### EXERCISE
Copy the data exactly as it appears, and do not include any pictures.

### SOURCE DATA
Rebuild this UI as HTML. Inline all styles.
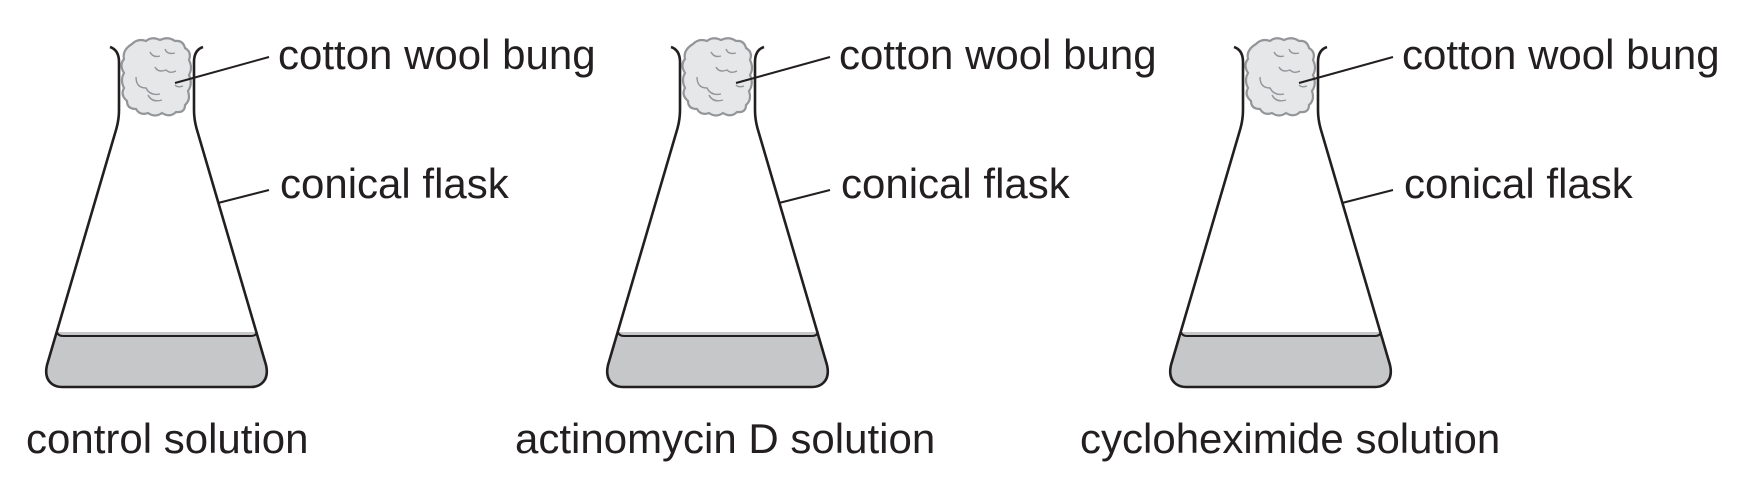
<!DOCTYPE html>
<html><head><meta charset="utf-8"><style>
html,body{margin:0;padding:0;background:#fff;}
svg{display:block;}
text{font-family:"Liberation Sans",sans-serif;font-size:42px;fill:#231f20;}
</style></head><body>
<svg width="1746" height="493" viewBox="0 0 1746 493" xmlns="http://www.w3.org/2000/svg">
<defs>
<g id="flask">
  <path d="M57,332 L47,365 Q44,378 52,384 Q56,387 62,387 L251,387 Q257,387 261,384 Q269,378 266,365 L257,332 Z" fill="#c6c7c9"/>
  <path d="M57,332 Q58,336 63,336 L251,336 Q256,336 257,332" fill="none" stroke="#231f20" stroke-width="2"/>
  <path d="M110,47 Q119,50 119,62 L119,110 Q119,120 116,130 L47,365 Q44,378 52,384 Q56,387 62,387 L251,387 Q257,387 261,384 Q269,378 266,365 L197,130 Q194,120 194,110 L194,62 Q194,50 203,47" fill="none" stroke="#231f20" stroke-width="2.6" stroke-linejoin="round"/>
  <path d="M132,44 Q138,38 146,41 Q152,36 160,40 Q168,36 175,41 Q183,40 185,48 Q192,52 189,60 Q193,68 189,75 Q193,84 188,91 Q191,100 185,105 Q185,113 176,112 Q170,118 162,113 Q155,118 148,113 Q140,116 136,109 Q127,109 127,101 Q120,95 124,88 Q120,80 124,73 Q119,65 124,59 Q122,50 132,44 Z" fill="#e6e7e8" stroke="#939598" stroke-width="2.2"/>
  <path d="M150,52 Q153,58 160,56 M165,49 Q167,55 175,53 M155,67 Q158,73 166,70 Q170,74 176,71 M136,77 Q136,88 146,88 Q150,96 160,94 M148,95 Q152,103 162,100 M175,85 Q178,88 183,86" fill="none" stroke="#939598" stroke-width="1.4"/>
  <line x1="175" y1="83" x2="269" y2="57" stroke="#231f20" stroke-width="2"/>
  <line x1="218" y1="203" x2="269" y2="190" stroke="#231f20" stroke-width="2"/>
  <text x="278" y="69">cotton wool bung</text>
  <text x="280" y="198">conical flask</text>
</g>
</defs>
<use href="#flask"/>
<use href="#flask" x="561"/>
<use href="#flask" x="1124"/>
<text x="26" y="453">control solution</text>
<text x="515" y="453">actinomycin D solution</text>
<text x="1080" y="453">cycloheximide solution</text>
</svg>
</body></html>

### FINISHED EXERCISE
Rebuild this UI as HTML. Inline all styles.
<!DOCTYPE html>
<html><head><meta charset="utf-8"><style>
html,body{margin:0;padding:0;background:#fff;}
svg{display:block;}
text{font-family:"Liberation Sans",sans-serif;font-size:42px;fill:#231f20;}
</style></head><body>
<svg width="1746" height="493" viewBox="0 0 1746 493" xmlns="http://www.w3.org/2000/svg">
<defs>
<g id="flask">
  <path d="M57,332 L47,365 Q44,378 52,384 Q56,387 62,387 L251,387 Q257,387 261,384 Q269,378 266,365 L257,332 Z" fill="#c6c7c9"/>
  <path d="M57,332 Q58,336 63,336 L251,336 Q256,336 257,332" fill="none" stroke="#231f20" stroke-width="2"/>
  <path d="M110,47 Q119,50 119,62 L119,110 Q119,120 116,130 L47,365 Q44,378 52,384 Q56,387 62,387 L251,387 Q257,387 261,384 Q269,378 266,365 L197,130 Q194,120 194,110 L194,62 Q194,50 203,47" fill="none" stroke="#231f20" stroke-width="2.6" stroke-linejoin="round"/>
  <path d="M132,44 Q138,38 146,41 Q152,36 160,40 Q168,36 175,41 Q183,40 185,48 Q192,52 189,60 Q193,68 189,75 Q193,84 188,91 Q191,100 185,105 Q185,113 176,112 Q170,118 162,113 Q155,118 148,113 Q140,116 136,109 Q127,109 127,101 Q120,95 124,88 Q120,80 124,73 Q119,65 124,59 Q122,50 132,44 Z" fill="#e6e7e8" stroke="#939598" stroke-width="2.2"/>
  <path d="M150,52 Q153,58 160,56 M165,49 Q167,55 175,53 M155,67 Q158,73 166,70 Q170,74 176,71 M136,77 Q136,88 146,88 Q150,96 160,94 M148,95 Q152,103 162,100 M175,85 Q178,88 183,86" fill="none" stroke="#939598" stroke-width="1.4"/>
  <line x1="175" y1="83" x2="269" y2="57" stroke="#231f20" stroke-width="2"/>
  <line x1="218" y1="203" x2="269" y2="190" stroke="#231f20" stroke-width="2"/>
  <text x="278" y="69">cotton wool bung</text>
  <text x="280" y="198">conical flask</text>
</g>
</defs>
<use href="#flask"/>
<use href="#flask" x="561"/>
<use href="#flask" x="1124"/>
<text x="26" y="453">control solution</text>
<text x="515" y="453">actinomycin D solution</text>
<text x="1080" y="453">cycloheximide solution</text>
</svg>
</body></html>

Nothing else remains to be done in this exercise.